TASK DETAILS
Your output must consist solely of the lines from the "Emit a Python" line through the "20.0, 17.3, 15.1]" line, exactly as written, without images.

ENTRIES PROVIDED
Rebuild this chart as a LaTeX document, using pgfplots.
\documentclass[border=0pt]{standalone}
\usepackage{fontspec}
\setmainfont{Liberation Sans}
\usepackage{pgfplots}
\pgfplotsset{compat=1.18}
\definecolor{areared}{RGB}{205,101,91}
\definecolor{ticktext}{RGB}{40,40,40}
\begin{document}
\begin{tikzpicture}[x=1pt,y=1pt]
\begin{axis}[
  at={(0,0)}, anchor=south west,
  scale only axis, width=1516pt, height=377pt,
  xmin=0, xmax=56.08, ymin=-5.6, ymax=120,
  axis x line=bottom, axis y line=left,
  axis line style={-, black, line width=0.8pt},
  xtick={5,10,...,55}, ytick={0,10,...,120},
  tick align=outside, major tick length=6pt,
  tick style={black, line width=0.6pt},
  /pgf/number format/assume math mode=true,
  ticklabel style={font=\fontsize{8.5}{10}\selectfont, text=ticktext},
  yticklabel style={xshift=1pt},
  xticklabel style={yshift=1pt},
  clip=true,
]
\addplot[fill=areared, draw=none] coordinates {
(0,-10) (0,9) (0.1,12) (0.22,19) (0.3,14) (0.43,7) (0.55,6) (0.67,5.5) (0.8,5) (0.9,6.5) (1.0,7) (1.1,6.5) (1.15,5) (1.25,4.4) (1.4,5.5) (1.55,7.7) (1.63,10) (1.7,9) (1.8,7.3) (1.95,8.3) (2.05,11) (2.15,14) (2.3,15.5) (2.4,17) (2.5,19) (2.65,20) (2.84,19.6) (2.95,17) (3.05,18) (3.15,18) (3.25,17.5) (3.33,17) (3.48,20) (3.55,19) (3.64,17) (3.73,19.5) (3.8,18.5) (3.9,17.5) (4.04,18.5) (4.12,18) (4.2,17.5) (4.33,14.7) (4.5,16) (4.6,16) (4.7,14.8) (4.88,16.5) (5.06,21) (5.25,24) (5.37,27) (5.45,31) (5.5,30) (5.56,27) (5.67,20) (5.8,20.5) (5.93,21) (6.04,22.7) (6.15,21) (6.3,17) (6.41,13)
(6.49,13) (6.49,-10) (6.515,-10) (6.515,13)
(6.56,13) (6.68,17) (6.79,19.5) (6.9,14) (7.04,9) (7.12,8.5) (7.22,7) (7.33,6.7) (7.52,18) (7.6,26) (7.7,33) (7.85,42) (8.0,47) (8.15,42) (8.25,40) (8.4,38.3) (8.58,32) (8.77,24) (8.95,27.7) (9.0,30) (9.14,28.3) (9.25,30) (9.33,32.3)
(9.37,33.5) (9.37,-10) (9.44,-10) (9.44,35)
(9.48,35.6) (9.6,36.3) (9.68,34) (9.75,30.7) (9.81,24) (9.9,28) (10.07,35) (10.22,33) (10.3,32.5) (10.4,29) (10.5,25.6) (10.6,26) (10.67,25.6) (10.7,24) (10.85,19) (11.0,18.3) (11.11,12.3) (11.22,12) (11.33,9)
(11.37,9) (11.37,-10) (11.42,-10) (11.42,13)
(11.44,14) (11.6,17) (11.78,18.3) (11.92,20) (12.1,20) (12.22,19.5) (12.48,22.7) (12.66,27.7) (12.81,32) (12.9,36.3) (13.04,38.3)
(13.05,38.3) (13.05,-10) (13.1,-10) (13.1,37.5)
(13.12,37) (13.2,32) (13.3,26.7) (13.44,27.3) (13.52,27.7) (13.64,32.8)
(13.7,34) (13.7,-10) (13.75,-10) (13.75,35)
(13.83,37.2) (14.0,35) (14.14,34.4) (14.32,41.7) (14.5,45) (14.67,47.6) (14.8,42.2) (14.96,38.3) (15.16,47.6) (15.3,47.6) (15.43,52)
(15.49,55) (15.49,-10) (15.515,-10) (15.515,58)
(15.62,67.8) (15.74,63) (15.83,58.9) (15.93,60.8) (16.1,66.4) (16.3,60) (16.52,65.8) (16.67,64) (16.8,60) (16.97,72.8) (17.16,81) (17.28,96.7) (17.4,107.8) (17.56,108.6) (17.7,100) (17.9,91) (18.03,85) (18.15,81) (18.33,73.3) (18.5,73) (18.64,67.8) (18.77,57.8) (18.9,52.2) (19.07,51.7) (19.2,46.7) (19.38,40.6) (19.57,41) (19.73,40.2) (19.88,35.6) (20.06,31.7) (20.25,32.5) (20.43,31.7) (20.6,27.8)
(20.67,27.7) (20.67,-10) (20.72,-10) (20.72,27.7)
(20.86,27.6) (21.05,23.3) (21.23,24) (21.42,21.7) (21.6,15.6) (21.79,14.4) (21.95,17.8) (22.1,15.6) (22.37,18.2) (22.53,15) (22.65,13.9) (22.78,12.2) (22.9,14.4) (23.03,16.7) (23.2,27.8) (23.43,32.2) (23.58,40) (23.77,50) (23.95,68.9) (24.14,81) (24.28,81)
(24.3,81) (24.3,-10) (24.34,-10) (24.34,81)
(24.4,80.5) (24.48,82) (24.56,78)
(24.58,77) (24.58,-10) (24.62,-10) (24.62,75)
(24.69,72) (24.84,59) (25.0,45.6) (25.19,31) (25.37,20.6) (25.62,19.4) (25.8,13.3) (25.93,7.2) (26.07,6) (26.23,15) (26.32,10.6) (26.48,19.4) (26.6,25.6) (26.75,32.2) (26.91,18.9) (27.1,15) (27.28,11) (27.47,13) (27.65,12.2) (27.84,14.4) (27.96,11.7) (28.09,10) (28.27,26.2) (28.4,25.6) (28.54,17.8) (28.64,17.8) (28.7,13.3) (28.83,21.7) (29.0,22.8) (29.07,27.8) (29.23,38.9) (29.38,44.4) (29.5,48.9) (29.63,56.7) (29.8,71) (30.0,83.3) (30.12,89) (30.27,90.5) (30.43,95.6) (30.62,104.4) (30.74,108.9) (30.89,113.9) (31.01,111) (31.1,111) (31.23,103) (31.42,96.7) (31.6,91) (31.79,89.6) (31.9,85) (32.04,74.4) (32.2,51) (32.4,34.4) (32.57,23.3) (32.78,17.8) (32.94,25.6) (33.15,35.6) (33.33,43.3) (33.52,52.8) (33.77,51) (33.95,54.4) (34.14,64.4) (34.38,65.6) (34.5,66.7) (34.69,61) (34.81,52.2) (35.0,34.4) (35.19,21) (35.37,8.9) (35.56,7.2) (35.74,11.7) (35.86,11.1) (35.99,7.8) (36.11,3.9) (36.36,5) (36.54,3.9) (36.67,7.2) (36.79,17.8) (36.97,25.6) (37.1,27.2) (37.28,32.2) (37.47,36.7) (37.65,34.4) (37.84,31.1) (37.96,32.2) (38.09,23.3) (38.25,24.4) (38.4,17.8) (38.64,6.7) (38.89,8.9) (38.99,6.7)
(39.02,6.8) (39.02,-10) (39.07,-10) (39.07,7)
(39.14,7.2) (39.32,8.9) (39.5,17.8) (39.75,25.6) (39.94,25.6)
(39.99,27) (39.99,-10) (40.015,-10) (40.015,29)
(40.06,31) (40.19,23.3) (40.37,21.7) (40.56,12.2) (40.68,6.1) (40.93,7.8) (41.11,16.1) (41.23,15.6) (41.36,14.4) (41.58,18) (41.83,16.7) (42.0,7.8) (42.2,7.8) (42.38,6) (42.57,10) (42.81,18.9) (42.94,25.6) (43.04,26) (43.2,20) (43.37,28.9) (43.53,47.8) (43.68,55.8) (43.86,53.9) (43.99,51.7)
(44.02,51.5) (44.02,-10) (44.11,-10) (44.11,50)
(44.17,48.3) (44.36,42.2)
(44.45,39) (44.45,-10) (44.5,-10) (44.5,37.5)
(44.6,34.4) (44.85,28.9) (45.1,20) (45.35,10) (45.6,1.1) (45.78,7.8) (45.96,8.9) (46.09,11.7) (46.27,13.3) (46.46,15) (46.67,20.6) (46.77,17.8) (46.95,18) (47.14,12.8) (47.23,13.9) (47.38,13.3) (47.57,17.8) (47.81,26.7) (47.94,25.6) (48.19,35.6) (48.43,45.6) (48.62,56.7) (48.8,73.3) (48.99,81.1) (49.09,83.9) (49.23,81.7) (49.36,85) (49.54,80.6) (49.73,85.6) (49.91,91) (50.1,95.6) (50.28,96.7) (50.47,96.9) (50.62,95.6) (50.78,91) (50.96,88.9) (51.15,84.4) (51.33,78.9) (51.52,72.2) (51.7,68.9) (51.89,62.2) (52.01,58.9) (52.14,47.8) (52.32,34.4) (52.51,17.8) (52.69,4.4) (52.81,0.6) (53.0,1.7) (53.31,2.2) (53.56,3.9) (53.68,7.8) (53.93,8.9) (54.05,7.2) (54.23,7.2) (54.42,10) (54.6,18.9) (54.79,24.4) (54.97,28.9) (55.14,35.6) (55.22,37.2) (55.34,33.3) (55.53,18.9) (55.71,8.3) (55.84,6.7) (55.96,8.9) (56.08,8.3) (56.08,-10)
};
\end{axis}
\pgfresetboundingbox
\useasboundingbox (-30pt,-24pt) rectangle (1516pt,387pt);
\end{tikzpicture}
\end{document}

---

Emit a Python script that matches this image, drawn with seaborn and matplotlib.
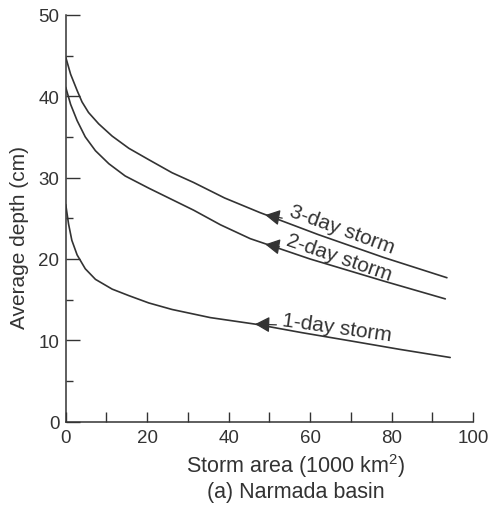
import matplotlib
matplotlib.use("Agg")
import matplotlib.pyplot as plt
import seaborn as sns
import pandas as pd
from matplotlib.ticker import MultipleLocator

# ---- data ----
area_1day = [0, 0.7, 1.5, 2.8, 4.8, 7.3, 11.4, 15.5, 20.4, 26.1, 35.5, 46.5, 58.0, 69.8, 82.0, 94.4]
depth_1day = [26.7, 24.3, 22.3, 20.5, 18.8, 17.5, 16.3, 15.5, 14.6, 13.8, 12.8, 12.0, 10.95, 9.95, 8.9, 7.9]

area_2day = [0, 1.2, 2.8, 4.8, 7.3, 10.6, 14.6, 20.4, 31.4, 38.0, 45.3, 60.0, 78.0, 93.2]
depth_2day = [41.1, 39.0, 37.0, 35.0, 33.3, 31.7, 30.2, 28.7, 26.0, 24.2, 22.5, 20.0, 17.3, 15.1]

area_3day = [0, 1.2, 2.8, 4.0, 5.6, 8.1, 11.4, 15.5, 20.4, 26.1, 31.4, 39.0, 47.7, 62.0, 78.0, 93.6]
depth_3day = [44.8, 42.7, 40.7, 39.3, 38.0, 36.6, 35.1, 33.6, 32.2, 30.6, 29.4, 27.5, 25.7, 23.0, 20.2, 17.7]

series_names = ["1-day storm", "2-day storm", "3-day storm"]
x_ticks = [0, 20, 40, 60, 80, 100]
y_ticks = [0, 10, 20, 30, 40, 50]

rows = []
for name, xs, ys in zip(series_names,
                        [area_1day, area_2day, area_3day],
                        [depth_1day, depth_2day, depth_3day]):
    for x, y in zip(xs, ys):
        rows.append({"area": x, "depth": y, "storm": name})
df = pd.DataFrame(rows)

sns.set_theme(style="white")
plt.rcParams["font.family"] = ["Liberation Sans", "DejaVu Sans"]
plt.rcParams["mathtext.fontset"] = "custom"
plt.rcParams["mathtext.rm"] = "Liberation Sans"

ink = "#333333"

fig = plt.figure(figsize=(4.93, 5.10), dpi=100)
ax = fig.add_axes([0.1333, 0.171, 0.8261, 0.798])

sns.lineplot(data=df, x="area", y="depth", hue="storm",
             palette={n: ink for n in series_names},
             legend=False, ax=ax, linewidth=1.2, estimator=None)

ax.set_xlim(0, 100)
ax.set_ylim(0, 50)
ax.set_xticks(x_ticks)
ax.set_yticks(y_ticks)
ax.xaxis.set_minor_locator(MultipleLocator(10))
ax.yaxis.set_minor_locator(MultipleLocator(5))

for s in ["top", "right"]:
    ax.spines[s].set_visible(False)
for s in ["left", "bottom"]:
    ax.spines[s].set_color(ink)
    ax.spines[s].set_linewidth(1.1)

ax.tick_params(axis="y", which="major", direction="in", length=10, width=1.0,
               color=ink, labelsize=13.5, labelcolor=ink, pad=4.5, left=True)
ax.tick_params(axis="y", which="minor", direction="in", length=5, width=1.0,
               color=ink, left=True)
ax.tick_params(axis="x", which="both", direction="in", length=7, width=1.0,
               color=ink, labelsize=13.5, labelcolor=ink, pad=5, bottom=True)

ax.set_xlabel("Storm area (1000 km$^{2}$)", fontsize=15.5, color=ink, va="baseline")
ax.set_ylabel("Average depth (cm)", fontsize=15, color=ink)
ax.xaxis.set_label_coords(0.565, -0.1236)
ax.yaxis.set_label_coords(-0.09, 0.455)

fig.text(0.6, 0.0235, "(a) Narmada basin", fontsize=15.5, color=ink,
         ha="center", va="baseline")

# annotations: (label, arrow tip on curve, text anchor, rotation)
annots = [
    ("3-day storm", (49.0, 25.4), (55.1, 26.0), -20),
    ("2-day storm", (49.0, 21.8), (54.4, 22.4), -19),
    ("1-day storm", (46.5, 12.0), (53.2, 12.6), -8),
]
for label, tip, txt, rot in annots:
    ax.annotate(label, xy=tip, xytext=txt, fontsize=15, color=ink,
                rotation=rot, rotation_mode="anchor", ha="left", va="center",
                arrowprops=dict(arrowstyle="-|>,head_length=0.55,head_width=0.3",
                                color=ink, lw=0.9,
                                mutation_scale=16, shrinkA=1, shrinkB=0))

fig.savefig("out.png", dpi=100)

RESULT OF THE EXERCISE
Emit a Python script that matches this image, drawn with seaborn and matplotlib.
import matplotlib
matplotlib.use("Agg")
import matplotlib.pyplot as plt
import seaborn as sns
import pandas as pd
from matplotlib.ticker import MultipleLocator

# ---- data ----
area_1day = [0, 0.7, 1.5, 2.8, 4.8, 7.3, 11.4, 15.5, 20.4, 26.1, 35.5, 46.5, 58.0, 69.8, 82.0, 94.4]
depth_1day = [26.7, 24.3, 22.3, 20.5, 18.8, 17.5, 16.3, 15.5, 14.6, 13.8, 12.8, 12.0, 10.95, 9.95, 8.9, 7.9]

area_2day = [0, 1.2, 2.8, 4.8, 7.3, 10.6, 14.6, 20.4, 31.4, 38.0, 45.3, 60.0, 78.0, 93.2]
depth_2day = [41.1, 39.0, 37.0, 35.0, 33.3, 31.7, 30.2, 28.7, 26.0, 24.2, 22.5, 20.0, 17.3, 15.1]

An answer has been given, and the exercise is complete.